Como vai viver o seu tempo de prémio Nobel da Literatura? Imagina-se que tenha recebido uma imensidão de convites... vamos vê-lo viajar ainda mais? Vai ter tempo para escrever?
Sim, sim, vou arranjar tempo para escrever. Se o papel do prémio Nobel é ser passeado pelo mundo, ser exibido, é evidente que eu não farei isso. Este prémio Nobel vai continuar a ser quem é, participando como até aqui, com intervenções como até aqui, naquilo que considerar útil, indispensável e necessário. Não assumirei o prémio Nobel como uma "miss" de beleza que tem de ser exibida em toda a parte... não aspiro a esses tronos, nem poderia, claro...!

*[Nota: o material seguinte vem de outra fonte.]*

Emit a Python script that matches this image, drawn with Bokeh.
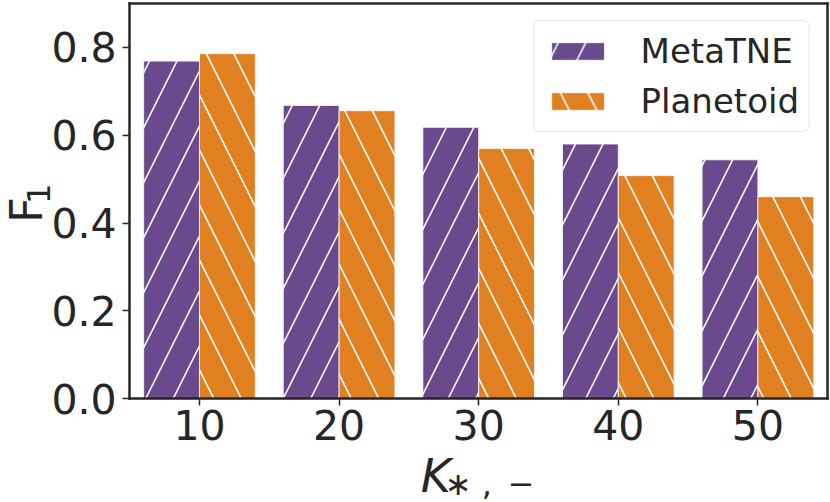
from math import pi
from bokeh.plotting import figure
from bokeh.models import Range1d, FixedTicker, Label, Legend, LegendItem, LinearAxis
from bokeh.embed import file_html
from bokeh.resources import INLINE

# ---- data ----
k_labels = ["10", "20", "30", "40", "50"]
metatne = [0.769, 0.668, 0.618, 0.580, 0.544]
planetoid = [0.786, 0.656, 0.570, 0.508, 0.460]
y_ticks = [0.0, 0.2, 0.4, 0.6, 0.8]
y_tick_labels = ["0.0", "0.2", "0.4", "0.6", "0.8"]
x_lim = (-0.5, 4.5)
y_lim = (0.0, 0.9)

PURPLE = "#6a4a8c"
ORANGE = "#e08020"
INK = "#262626"
FONT = "DejaVu Sans"

idx = list(range(len(k_labels)))
x_meta = [i - 0.2 for i in idx]
x_plan = [i + 0.2 for i in idx]

# the frame covers the whole canvas; the visible "plot box" is drawn by axes
p = figure(width=830, height=502, output_backend="svg", toolbar_location=None,
           x_range=Range1d(-1.4255, 4.5201), y_range=Range1d(-0.2370, 0.9071),
           min_border=0)
p.xgrid.visible = False
p.ygrid.visible = False
p.outline_line_color = None
p.background_fill_color = "white"
p.border_fill_color = "white"

r1 = p.vbar(x=x_meta, top=metatne, width=0.4, bottom=0,
            fill_color=PURPLE, line_color="white", line_width=0.8,
            hatch_pattern="/", hatch_color="white", hatch_weight=1.6, hatch_scale=55)
r2 = p.vbar(x=x_plan, top=planetoid, width=0.4, bottom=0,
            fill_color=ORANGE, line_color="white", line_width=0.8,
            hatch_pattern="\\", hatch_color="white", hatch_weight=1.6, hatch_scale=55)

xa = p.xaxis[0]
ya = p.yaxis[0]
xa.fixed_location = y_lim[0]
xa.bounds = x_lim
ya.fixed_location = x_lim[0]
ya.bounds = y_lim

top_ax = LinearAxis(fixed_location=y_lim[1], bounds=x_lim, ticker=FixedTicker(ticks=[]))
right_ax = LinearAxis(fixed_location=x_lim[1], bounds=y_lim, ticker=FixedTicker(ticks=[]))
p.add_layout(top_ax, "above")
p.add_layout(right_ax, "right")

for ax in (xa, ya, top_ax, right_ax):
    ax.axis_line_color = INK
    ax.axis_line_width = 2.5
    ax.axis_line_cap = "square"
    ax.major_tick_line_color = INK
    ax.major_tick_line_width = 1.5
    ax.major_tick_out = 7
    ax.major_tick_in = 0
    ax.minor_tick_line_color = None
    ax.major_label_text_font = FONT
    ax.major_label_text_font_size = "41px"
    ax.major_label_text_color = INK
for ax in (top_ax, right_ax):
    ax.major_tick_line_color = None

xa.ticker = FixedTicker(ticks=idx)
xa.major_label_overrides = {i: lab for i, lab in zip(idx, k_labels)}
xa.major_label_standoff = 4
ya.ticker = FixedTicker(ticks=y_ticks)
ya.major_label_overrides = {t: lab for t, lab in zip(y_ticks, y_tick_labels)}
ya.major_label_standoff = 6

# y label F_1 (rotated)
p.add_layout(Label(x=x_lim[0], y=0.4, x_offset=-103, y_offset=0, text="F", angle=pi/2,
                   text_font=FONT, text_font_size="45px", text_color=INK,
                   text_align="left", text_baseline="alphabetic"))
p.add_layout(Label(x=x_lim[0], y=0.4, x_offset=-91, y_offset=19, text="1", angle=pi/2,
                   text_font=FONT, text_font_size="32px", text_color=INK,
                   text_align="left", text_baseline="alphabetic"))
# x label K_{*,-}
p.add_layout(Label(x=2, y=0, x_offset=-58, y_offset=-77, text="K",
                   text_font=FONT, text_font_size="46px", text_font_style="italic",
                   text_color=INK, text_align="left", text_baseline="alphabetic"))
p.add_layout(Label(x=2, y=0, x_offset=-34, y_offset=-85, text="\u2217 ,\u2002\u2212",
                   text_font=FONT, text_font_size="32px",
                   text_color=INK, text_align="left", text_baseline="alphabetic"))

legend = Legend(items=[LegendItem(label="MetaTNE", renderers=[r1]),
                       LegendItem(label="Planetoid", renderers=[r2])],
                location="top_right", margin=20, padding=10, spacing=10,
                glyph_width=66, glyph_height=22, label_standoff=30,
                label_text_font=FONT, label_text_font_size="34px", label_text_color=INK,
                border_line_color="#d0d0d0", border_line_width=1.2,
                background_fill_color="white", background_fill_alpha=0.8)
try:
    legend.border_radius = 6
except Exception:
    pass
p.add_layout(legend)

open("out.html", "w").write(file_html(p, INLINE))
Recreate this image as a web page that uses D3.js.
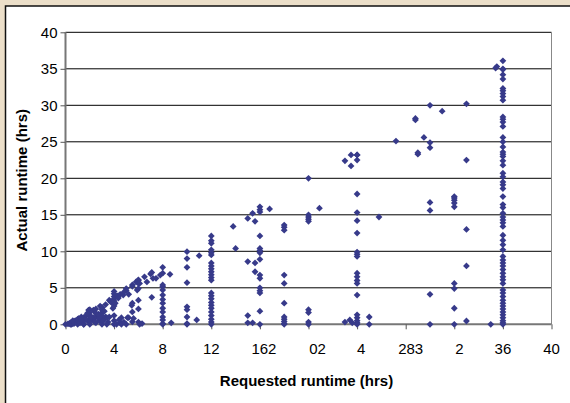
<!DOCTYPE html>
<html>
<head>
<meta charset="utf-8">
<script src="https://cdn.jsdelivr.net/npm/d3@7"></script>
<style>
  body { margin: 0; background: #ecdfc9; }
  svg { display: block; font-family: "Liberation Sans", Arial, sans-serif; }
</style>
</head>
<body>
<svg id="chart"></svg>
<script>
// requested runtimes that many jobs share (vertical columns of points)
const columnReq = [8, 10, 12, 16, 18, 20, 24, 36];
const columnAct = [
  [7.8, 7.0, 5.4, 5.15, 4.7, 4.0, 3.4, 2.9, 2.2, 1.7, 1.0, 0.6, 0.1, 0],
  [9.95, 9.0, 7.8, 5.7, 2.4, 2.0, 1.0, 0.1, 0],
  [12.1, 11.45, 11.1, 10.2, 9.8, 9.5, 8.4, 8.0, 7.6, 7.2, 6.8, 6.4, 6.05, 4.3, 3.9, 3.5, 3.0, 2.6, 2.2, 1.7, 1.2, 0.7, 0.3, 0],
  [16.1, 15.7, 15.4, 12.1, 10.4, 10.1, 9.8, 8.9, 6.75, 6.3, 5.0, 4.6, 4.3, 1.8, 0],
  [13.6, 13.3, 12.9, 6.75, 5.6, 2.9, 1.0, 0.7, 0.4, 0.1, 0],
  [20.0, 15.0, 14.7, 14.4, 14.1, 2.0, 1.6, 0.3, 0],
  [23.2, 22.5, 17.85, 15.3, 14.2, 12.5, 9.9, 9.6, 9.3, 7.0, 6.5, 6.0, 5.6, 4.0, 1.3, 0.9, 0.5, 0.2, 0],
  [36.1, 35.0, 34.9, 34.2, 33.6, 32.3, 32.0, 31.6, 31.2, 30.7, 28.4, 28.1, 27.7, 27.1, 25.6, 25.0,
   24.3, 23.6, 23.3, 23.0, 22.4, 21.8, 20.7, 20.2, 19.5, 19.1, 18.6, 17.5, 16.4, 16.0, 15.2, 14.7,
   14.3, 13.9, 13.4, 12.2, 11.5, 10.9, 10.2, 9.3, 8.8, 8.4, 8.0, 7.5, 7.0, 6.5, 6.1, 5.6, 4.7, 4.3,
   3.8, 3.3, 2.9, 2.5, 2.1, 1.7, 1.3, 0.9, 0.5, 0.2, 0]
];

// short jobs (dense triangle near the origin)
const shortReq = [0, 0.2, 0.3, 0.4, 0.5, 0.6, 0.7, 0.8, 0.9, 1, 1, 1, 1.1, 1.2, 1.3, 1.4, 1.5, 1.5, 1.7, 1.8,
  1.9, 2, 2, 2, 2, 2, 2, 2.3, 2.3, 2.5, 2.5, 2.5, 2.5, 2.8, 2.85, 3, 3, 3, 3, 3, 3, 3, 3.3, 3.3, 3.5,
  3.6, 3.7, 3.8, 4, 4, 4, 4, 4, 4, 4, 4, 4, 4, 4.1, 4.3, 4.35, 4.5, 4.5, 4.75, 4.8, 5, 5, 5, 5.1,
  5.45, 5.5, 5.5, 5.5, 5.5, 5.5, 5.8, 5.9, 6, 6, 6, 6, 6, 6, 6, 6.1, 6.5, 6.7, 7, 0.5, 1.5, 2.2, 2.7,
  3.4, 4.2, 4.6, 6.1, 2.3, 2.8, 3.4, 4.6, 5.2,
  0.4, 0.7, 1.0, 1.2, 1.6, 1.8, 2.1, 2.7, 3.1, 3.2, 3.6, 3.9, 4.4, 4.8, 5.2, 5.6, 6.3, 0.6, 1.3, 2.4];
const shortAct = [0, 0.05, 0.1, 0.2, 0.3, 0.1, 0.4, 0.5, 0.2, 0.7, 0.3, 0, 0.8, 0.5, 1.0, 0.2, 0.9, 0, 1.2, 0.5,
  1.95, 2.0, 1.6, 1.2, 0.8, 0.4, 0, 1.95, 0.6, 2.1, 1.5, 1.0, 0.2, 0.5, 2.5, 2.3, 2.0, 1.6, 1.2, 0.8, 0.3, 0,
  2.7, 1.0, 0.3, 3.3, 3.1, 3.0, 4.5, 4.2, 3.8, 3.5, 3.2, 2.9, 2.5, 1.2, 0.5, 0, 2.9, 3.9, 3.6, 4.1, 0.2,
  4.0, 4.4, 4.9, 4.6, 0, 0.9, 2.6, 5.4, 5.2, 2.9, 1.7, 0.35, 5.8, 4.7, 6.0, 6.1, 5.6, 4.9, 3.3, 2.1, 0.3,
  5.6, 6.5, 5.8, 6.9, 0, 0, 0.9, 0.9, 0, 0, 0, 0, 0.9, 0.9, 0.9, 0.9, 0.9,
  0, 0.1, 0.5, 0.2, 0.6, 1.5, 1.0, 1.4, 0.5, 1.8, 1.0, 2.2, 0.6, 0.3, 4.1, 0.8, 0.1, 0.5, 0.6, 0.3];

// scattered longer jobs
const otherReq = [7.1, 7.2, 7.45, 7.8, 8.6, 8.7, 10.8, 11.0, 13.8, 14.0, 15.0, 15.6, 15.6, 15.0, 15.4,
  15.6, 15.0, 15.0, 15.4, 16.8, 20.9, 23.0, 23.5, 23.5, 24.0, 23.0, 23.4, 23.6, 25.0, 25.0, 25.8,
  27.2, 28.8, 28.8, 29.0, 29.0, 29.5, 30.0, 30.0, 30.0, 31.0, 33.0, 33.0, 32.0, 32.0, 32.0, 32.0,
  32.0, 30.0, 30.0, 33.0, 33.0, 32.0, 32.0, 30.0, 32.0, 30.0, 32.0, 33.0, 35.0, 35.5, 35.4, 7.1];
const otherAct = [3.7, 6.3, 6.3, 6.75, 6.85, 0.2, 0.6, 9.4, 13.4, 10.4, 8.6, 8.4, 7.2, 14.5, 15.2,
  14.1, 1.2, 0.2, 0.2, 15.8, 15.9, 22.4, 23.2, 21.7, 23.2, 0.3, 0.6, 0.2, 1.0, 0, 14.7,
  25.1, 28.2, 28.0, 23.3, 23.5, 25.6, 30.0, 24.9, 24.2, 29.2, 30.2, 22.5, 17.5, 17.3, 17.0, 16.6,
  16.1, 16.7, 15.6, 13.0, 8.0, 5.6, 4.9, 4.1, 2.2, 0, 0, 0.45, 0, 35.3, 35.1, 7.1];

const yTicks = [0, 5, 10, 15, 20, 25, 30, 35, 40];
const xTicks = [0, 4, 8, 12, 16, 20, 24, 28, 32, 36, 40];
const xTickLabels = ["0", "4", "8", "12", "162", "02", "4", "283", "2", "36", "40"];
const xLabelShift = [0, 0, 0, 0, 4, 9, 4, 5, 5, 0, 0];

const W = 570, H = 403;
const margin = { left: 65.5, right: 18.5, top: 32.3, bottom: 78.7 };
const width = W - margin.left - margin.right;
const height = H - margin.top - margin.bottom;
const dotColor = "#373a8a";

const svg = d3.select("#chart").attr("width", W).attr("height", H);

// white chart panel
svg.append("rect")
  .attr("x", 5.5).attr("y", 6)
  .attr("width", 600).attr("height", 420)
  .attr("fill", "#fff")
  .attr("stroke", "#111")
  .attr("stroke-width", 1.5);

const chart = svg.append("g")
  .attr("transform", `translate(${margin.left},${margin.top})`);

const x = d3.scaleLinear().domain([0, 40]).range([0, width]);
const y = d3.scaleLinear().domain([0, 40]).range([height, 0]);

// gridlines
chart.selectAll(".grid")
  .data(yTicks.filter(d => d > 0))
  .join("line")
    .attr("class", "grid")
    .attr("x1", 0).attr("x2", width)
    .attr("y1", d => y(d)).attr("y2", d => y(d))
    .attr("stroke", "#000")
    .attr("stroke-width", 1);

// plot area right border
chart.append("line")
  .attr("x1", width).attr("x2", width)
  .attr("y1", 0).attr("y2", height)
  .attr("stroke", "#888");

// axes
const yAxis = chart.append("g")
  .call(d3.axisLeft(y).tickValues(yTicks).tickSize(5).tickPadding(3));
const xAxis = chart.append("g")
  .attr("transform", `translate(0,${height})`)
  .call(d3.axisBottom(x).tickValues(xTicks).tickSize(5).tickFormat(() => ""));

[yAxis, xAxis].forEach(g => {
  g.select(".domain").attr("stroke", "#777").attr("stroke-width", 2);
  g.selectAll(".tick line").attr("stroke", "#555");
  g.selectAll("text").attr("fill", "#000").style("font-size", "15px")
    .style("font-family", "'Liberation Sans', Arial, sans-serif");
});
yAxis.select(".domain").attr("d", `M0,0V${height}`);
xAxis.select(".domain").attr("d", `M0,0H${width}`);

chart.selectAll(".xlab")
  .data(xTicks)
  .join("text")
    .attr("class", "xlab")
    .attr("x", (d, i) => x(d) + xLabelShift[i])
    .attr("y", height + 30)
    .attr("text-anchor", "middle")
    .style("font-size", "15px")
    .text((d, i) => xTickLabels[i]);

// points
const points = [];
columnReq.forEach((r, i) => columnAct[i].forEach(a => points.push({ req: r, act: a })));
shortReq.forEach((r, i) => points.push({ req: r, act: shortAct[i] }));
otherReq.forEach((r, i) => points.push({ req: r, act: otherAct[i] }));

const diamond = d3.symbol().type(d3.symbolSquare).size(23);
chart.selectAll(".dot")
  .data(points)
  .join("path")
    .attr("class", "dot")
    .attr("d", diamond)
    .attr("transform", d => `translate(${x(d.req)},${y(d.act)}) rotate(45)`)
    .attr("fill", dotColor);

// axis titles
svg.append("text")
  .attr("x", margin.left + width / 2 - 2)
  .attr("y", 386)
  .attr("text-anchor", "middle")
  .attr("font-weight", "bold")
  .style("font-size", "15px")
  .text("Requested runtime (hrs)");

svg.append("text")
  .attr("transform", `translate(27,${margin.top + height / 2 + 2}) rotate(-90)`)
  .attr("text-anchor", "middle")
  .attr("font-weight", "bold")
  .style("font-size", "15px")
  .text("Actual runtime (hrs)");
</script>
</body>
</html>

Mas, se o que tenho vindo a fazer até agora tem tido alguma utilidade para alguém, como voz, como crítica, como análise das circunstâncias, dos factos, da vida política, da vida social, da situação em que o mundo está, então assim continuará a ser. Pode surpreender algumas pessoas que o prémio Nobel não se limite a desfrutar das satisfações imediatas de quem ganhou, mas o que eu quero dizer é que a única coisa que muda é isso, é que antes não tinha o prémio e agora o tenho. O homem é o mesmo e continuará a escrever. Também não me deitarei à sombra do prémio.

Escreveu alguma coisa desde quinta-feira, o dia do anúncio?
Você escreveria?

Escreveu?
Já imagina que era impossível. Claro que não. Nem uma palavra.